Re: [PATCH 0/6] refs: introduce support for partial reference transactions

Phillip Wood <phillip.wood123@xxxxxxxxx> · Wed, 19 Feb 2025 14:34:15 +0000

Hi Karthik

On 12/02/2025 12:34, Karthik Nayak wrote:
On 07/02/2025 07:34, Karthik Nayak wrote:
Git's reference updates are traditionally atomic

I'm nitpicking but the updates aren't actually atomic, if a transaction
updates two refs then it is possible for another process to see the one
ref pointing to the new value and the other pointing to the old value.

Good point. This is true in the case of the files backend, since updates
involve locking individual files and during the commit phase, there is a
possibility that one ref is updated while the other is yet to be
(committing of the lock is not global but rather per ref file).

However this is not the case with the reftable backend, there, updates
are written to a new table and committed at the end after locking the
table. So in the reftable backend, this is indeed atomic.

Ah, interesting. That explains why batching updates is so much more 
efficient when using the reftable backend.

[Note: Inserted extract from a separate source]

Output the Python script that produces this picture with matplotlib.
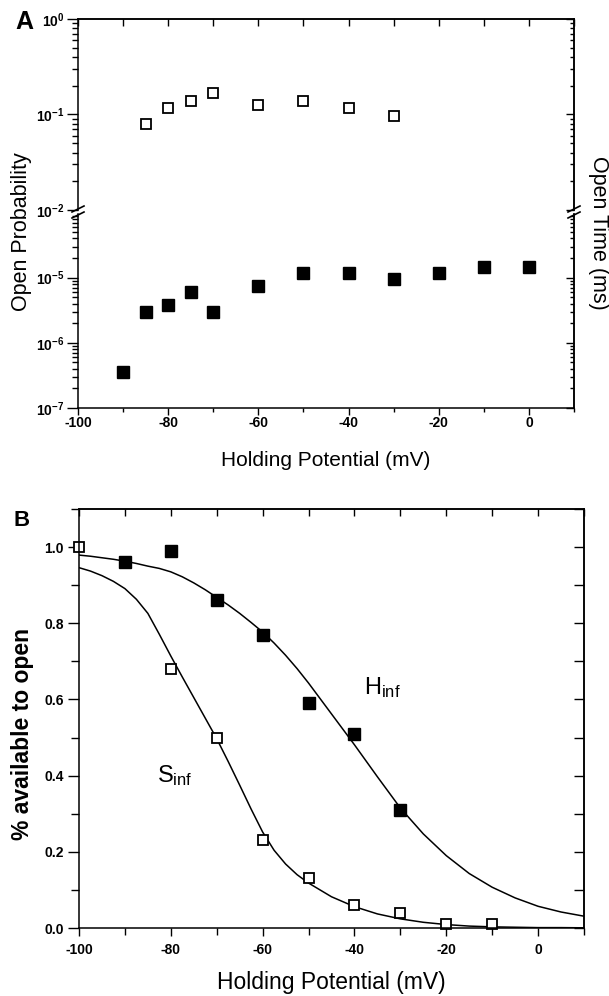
import matplotlib
matplotlib.use("Agg")
import matplotlib.pyplot as plt
from matplotlib.lines import Line2D
from matplotlib.ticker import (LogLocator, MultipleLocator, NullFormatter,
                               NullLocator, FormatStrFormatter)
import numpy as np

plt.rcParams['font.family'] = ['Liberation Sans', 'DejaVu Sans']
plt.rcParams['mathtext.fontset'] = 'custom'
plt.rcParams['mathtext.rm'] = 'Liberation Sans:bold'
plt.rcParams['mathtext.it'] = 'Liberation Sans'
plt.rcParams['mathtext.bf'] = 'Liberation Sans:bold'
plt.rcParams['axes.unicode_minus'] = False

# ---------------- Panel A data ----------------
pot_open_prob = [-85, -80, -75, -70, -60, -50, -40, -30]
open_prob = [0.079, 0.118, 0.139, 0.166, 0.127, 0.14, 0.116, 0.097]

pot_open_time = [-90, -85, -80, -75, -70, -60, -50, -40, -30, -20, -10, 0]
open_time = [3.6e-7, 3.0e-6, 3.8e-6, 6.0e-6, 3.0e-6, 7.4e-6, 1.2e-5, 1.2e-5,
             9.5e-6, 1.2e-5, 1.44e-5, 1.44e-5]

# ---------------- Panel B data ----------------
pot_h = [-90, -80, -70, -60, -50, -40, -30]
h_inf = [0.96, 0.99, 0.86, 0.77, 0.59, 0.51, 0.31]

pot_s = [-100, -80, -70, -60, -50, -40, -30, -20, -10]
s_inf = [1.00, 0.68, 0.50, 0.23, 0.13, 0.06, 0.04, 0.01, 0.01]

# fitted curves
curve_v = [-100, -97.5, -95, -92.5, -90, -87.5, -85, -82.5, -80, -77.5, -75,
           -72.5, -70, -67.5, -65, -62.5, -60, -57.5, -55, -52.5, -50, -45, -40,
           -35, -30, -25, -20, -15, -10, -5, 0, 5, 10]
h_fit = [0.979, 0.976, 0.972, 0.968, 0.963, 0.957, 0.950, 0.944, 0.935, 0.922,
         0.906, 0.888, 0.868, 0.848, 0.826, 0.802, 0.777, 0.748, 0.716, 0.681,
         0.643, 0.562, 0.481, 0.397, 0.315, 0.247, 0.190, 0.143, 0.107, 0.079,
         0.057, 0.042, 0.031]
s_fit = [0.946, 0.937, 0.925, 0.910, 0.891, 0.863, 0.826, 0.771, 0.714, 0.659,
         0.605, 0.551, 0.497, 0.437, 0.375, 0.312, 0.252, 0.204, 0.168, 0.140,
         0.118, 0.082, 0.056, 0.037, 0.024, 0.015, 0.009, 0.005, 0.003, 0.002,
         0.001, 0.001, 0.0005]

W, H = 609, 996
fig = plt.figure(figsize=(W / 100, H / 100), dpi=100)


def rect(x0, y0, x1, y1):
    # pixel box (from top-left) -> figure fraction rect
    return [x0 / W, 1 - y1 / H, (x1 - x0) / W, (y1 - y0) / H]


spine_lw = 1.1


def inner_top(ax, step, length=5):
    sx = ax.secondary_xaxis('top')
    sx.xaxis.set_major_locator(MultipleLocator(step))
    sx.xaxis.set_minor_locator(NullLocator())
    sx.tick_params(which='both', direction='in', length=length, width=1.0,
                   labeltop=False)
    for s in sx.spines.values():
        s.set_linewidth(spine_lw)
    return sx


def inner_right(ax, log, major, minor, lmaj, lmin):
    sy = ax.secondary_yaxis('right')
    if log:
        sy.yaxis.set_major_locator(LogLocator(base=10, numticks=20))
        sy.yaxis.set_minor_locator(LogLocator(base=10, subs=np.arange(2, 10), numticks=20))
    else:
        sy.yaxis.set_major_locator(MultipleLocator(major))
        sy.yaxis.set_minor_locator(MultipleLocator(minor))
    sy.yaxis.set_minor_formatter(NullFormatter())
    sy.tick_params(which='both', direction='in', width=1.0, labelright=False)
    sy.tick_params(which='major', length=lmaj)
    sy.tick_params(which='minor', length=lmin)
    for s in sy.spines.values():
        s.set_linewidth(spine_lw)
    return sy


# ---------- Panel A: broken log axis ----------
ax_up = fig.add_axes(rect(78, 19, 574, 210))
ax_lo = fig.add_axes(rect(78, 214, 574, 408))

for ax in (ax_up, ax_lo):
    ax.set_yscale('log')
    ax.set_xlim(-100, 10)
    for s in ax.spines.values():
        s.set_linewidth(spine_lw)
    ax.xaxis.set_major_locator(MultipleLocator(20))
    ax.xaxis.set_minor_locator(MultipleLocator(10))
    ax.yaxis.set_major_locator(LogLocator(base=10, numticks=20))
    ax.yaxis.set_minor_locator(LogLocator(base=10, subs=np.arange(2, 10), numticks=20))
    ax.yaxis.set_minor_formatter(NullFormatter())
    ax.tick_params(which='both', direction='out', right=False, top=False,
                   width=1.0, labelsize=10)
    ax.tick_params(axis='y', which='major', length=8, pad=2)
    ax.tick_params(axis='y', which='minor', length=4)
    ax.tick_params(axis='x', which='major', length=5, pad=1)
    ax.tick_params(axis='x', which='minor', length=3)

ax_up.set_ylim(1e-2, 1)
ax_lo.set_ylim(1e-7, 9.5e-5)
ax_up.spines['bottom'].set_visible(False)
ax_lo.spines['top'].set_visible(False)
ax_up.tick_params(which='both', bottom=False, labelbottom=False)

inner_top(ax_up, 10, 5)
inner_right(ax_up, True, None, None, 6, 3)
inner_right(ax_lo, True, None, None, 6, 3)

ax_up.plot(pot_open_prob, open_prob, linestyle='none', marker='s', ms=7.5,
           mfc='white', mec='black', mew=1.3)
ax_lo.plot(pot_open_time, open_time, linestyle='none', marker='s', ms=8,
           mfc='black', mec='black')

for lbl in ax_up.get_yticklabels() + ax_lo.get_yticklabels() + ax_lo.get_xticklabels():
    lbl.set_fontweight('bold')

ax_lo.set_xlabel('Holding Potential (mV)', fontsize=15, labelpad=15)
fig.text(22 / W, 1 - 232 / H, 'Open Probability', rotation=90, fontsize=15.5,
         ha='center', va='center')
fig.text(598 / W, 1 - 233 / H, 'Open Time (ms)', rotation=270, fontsize=15.5,
         ha='center', va='center')

# break marks
for xb in (78, 574):
    for yb in (209, 215):
        fig.add_artist(Line2D([(xb - 6) / W, (xb + 6) / W],
                              [1 - (yb + 3) / H, 1 - (yb - 3) / H],
                              transform=fig.transFigure, color='black', lw=1.2))

fig.text(15 / W, 1 - 22 / H, 'A', fontsize=18, fontweight='bold', va='center')

# ---------- Panel B ----------
axb = fig.add_axes(rect(79, 509, 584, 928))
axb.set_xlim(-100, 10)
axb.set_ylim(0, 1.1)
for s in axb.spines.values():
    s.set_linewidth(spine_lw)
axb.xaxis.set_major_locator(MultipleLocator(20))
axb.xaxis.set_minor_locator(MultipleLocator(10))
axb.yaxis.set_major_locator(MultipleLocator(0.2))
axb.yaxis.set_minor_locator(MultipleLocator(0.1))
axb.tick_params(which='both', direction='out', right=False, top=False,
                width=1.0, labelsize=10)
axb.tick_params(axis='y', which='major', length=8, pad=3)
axb.tick_params(axis='y', which='minor', length=6)
axb.tick_params(axis='x', which='major', length=6, pad=5)
axb.tick_params(axis='x', which='minor', length=5)
axb.yaxis.set_major_formatter(FormatStrFormatter('%.1f'))

inner_top(axb, 10, 5)
inner_right(axb, False, 0.1, 0.1, 7, 7)

axb.plot(curve_v, h_fit, color='black', lw=1.1)
axb.plot(curve_v, s_fit, color='black', lw=1.1)
axb.plot(pot_h, h_inf, linestyle='none', marker='s', ms=8.5,
         mfc='black', mec='black', clip_on=False)
axb.plot(pot_s, s_inf, linestyle='none', marker='s', ms=7.5,
         mfc='white', mec='black', mew=1.3, clip_on=False)

for lbl in axb.get_xticklabels() + axb.get_yticklabels():
    lbl.set_fontweight('bold')

axb.set_xlabel('Holding Potential (mV)', fontsize=16.5, labelpad=10)
axb.set_ylabel('% available to open', fontsize=16.5, fontweight='bold')
axb.yaxis.set_label_coords(-45 / 505, (928 - 734) / 419)

axb.text(-38, 0.63, r'H$_{\mathregular{inf}}$', fontsize=17, va='center', ha='left')
axb.text(-83, 0.40, r'S$_{\mathregular{inf}}$', fontsize=17, va='center', ha='left')

fig.text(13 / W, 1 - 521 / H, 'B', fontsize=16, fontweight='bold', va='center')

fig.savefig('out.png', dpi=100)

This series introduces support for partial reference transactions,
allowing individual reference updates to fail while letting others
proceed.

This sounds like it's abusing ref transactions to implement a
performance optimization.

I understand where you're coming from. This is definitely a stray from
the regular atomic behavior, that transactions promise. But I would say
this is more of an exception handling for the regular transaction
mechanism and AFAIK this is also something that some of the databases
support (see EXCEPTION in PostgreSQL).

Overall, we're adding an exception handling support to the existing
transaction interface.

My understanding of exception handling is that if an error occurs then 
an error handler is called (reading [1] that seems to be what PostgreSQL 
does as well). Is that what is being proposed here? I thought this 
series added a flag to ignore errors rather than provide a way to handle 
them.

[1] 
https://www.postgresql.org/docs/current/plpgsql-control-structures.html#PLPGSQL-ERROR-TRAPPING

I wonder if it would be better to provide that
via a different interface than shares the same underling implementation
as transactions. That would make it clear to someone reading the code
that individual ref updates can fail without affecting the rest. Burying
that detail in a flag makes it rather easy to miss.

Thinking this out, having a different interface sound good, but I feel
we'd end up with the same structure as currently presented in this
series. Only other way is to really split the implementation to support
partial transactions as a entity of its own. In that case, we'd end up
with code duplication.

Do you think you can expand a little more here?

I was thinking of a function that took a list of refs to update and made 
a best effort to update them, ignoring any updates that fail.

My concern with adding a flag to ignore errors in the transaction api is 
that a partial transaction is a contradiction in terms. I'm also 
concerned that it seems to be ignoring all errors. I'd be happier if 
there was someway for the caller to specify which errors to ignore or if 
the caller could provide a callback to handle any errors. That way a 
caller could ignore d/f conflicts but still cause the transaction to 
fail if there was an i/o or could create a reference if it did not exist 
but leave it unchanged if it did exist.

Best Wishes

Phillip